Personal logo piper909 Supporting Member of TMP10 Jan 2024 10:19 p.m. PST

At least French historians who take a pro-Bonapartist tack help balance the Anglo-American historians who are traditionally hostile. I'm not sure where the Germans fit in, maybe they're sort of non-partisan.

All Sir Garnett11 Jan 2024 10:44 a.m. PST

Nobody likes a loser…

Tango0111 Jan 2024 3:49 p.m. PST

(smile)

Armand

Gazzola12 Jan 2024 5:55 p.m. PST

Looks interesting. Hope there will be an English language version in the not too distant future. I might have managed to reduce my unread mountain of titles by then.

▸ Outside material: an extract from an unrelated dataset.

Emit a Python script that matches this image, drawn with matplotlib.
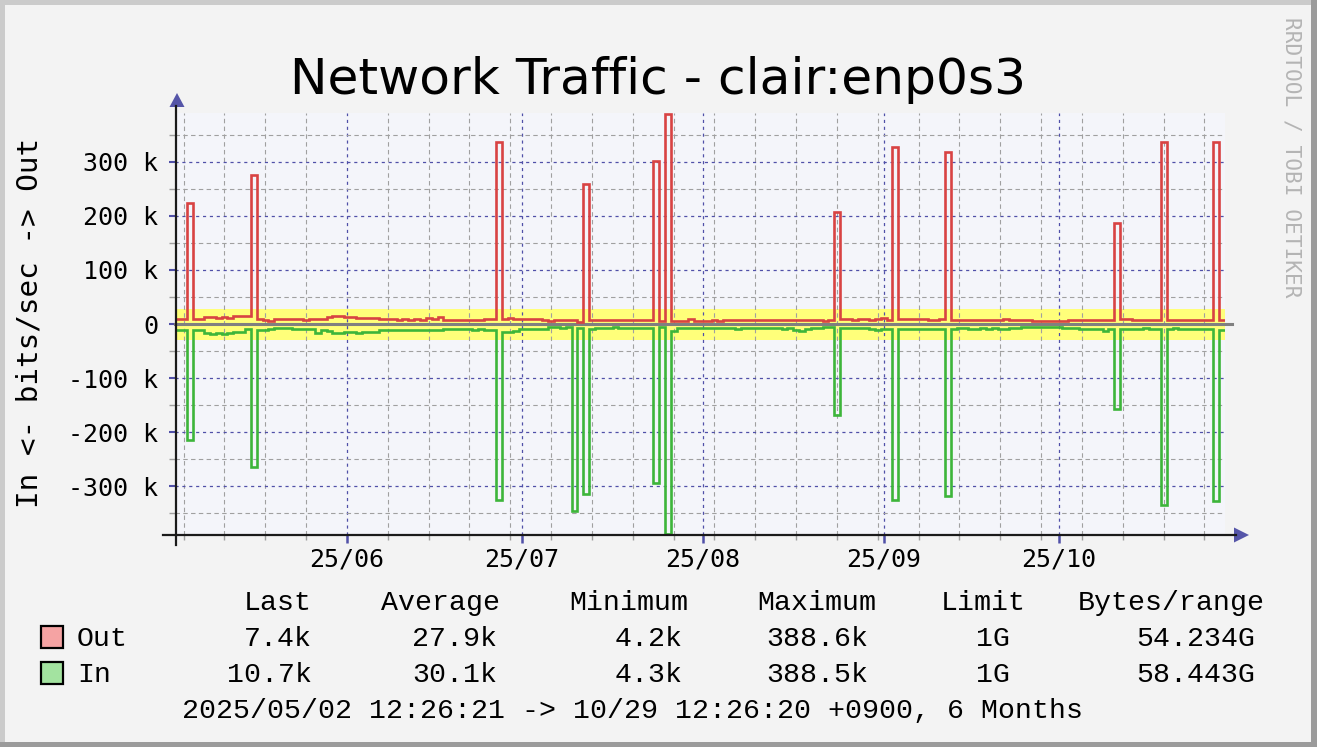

Lilian13 Jan 2024 2:29 p.m. PST


in fifteen years, the Napoleonic Grande Armée, an unrivaled war machine, won more victories than any other army before or after it. Much has been written about Austerlitz, Jena, Moskowa, Leipzig and Waterloo, but these battles are often analyzed from the point of view of strategy and tactics.
However, the Napoleonic Wars were above all a human story. In France alone, nearly 2,300,000 men experienced the anguish of waiting and departure, crossing the continent from one side to the other, the horrors of life in the countryside and the chaos of battle. Enthusiastic or resigned, deserter or hero, everyone reacts according to their personal story. For 15 years, these soldiers were the central but anonymous actors in a great human lottery from which many did not return. They often kept notebooks where they recorded every day the details of the extraordinary adventures they experienced and, the day after the imperial gesture, many of them recounted their military adventures. The sources are therefore abundant, and contrast with the silence of previous periods where the words of soldiers were so rare.
A story at eye level, from recruitment and abandonment of the family to the difficult return to civilian life, through education and training, fraternity and solidarity, the importance of correspondence and maintained bonds, the central role of love, wounds and trauma.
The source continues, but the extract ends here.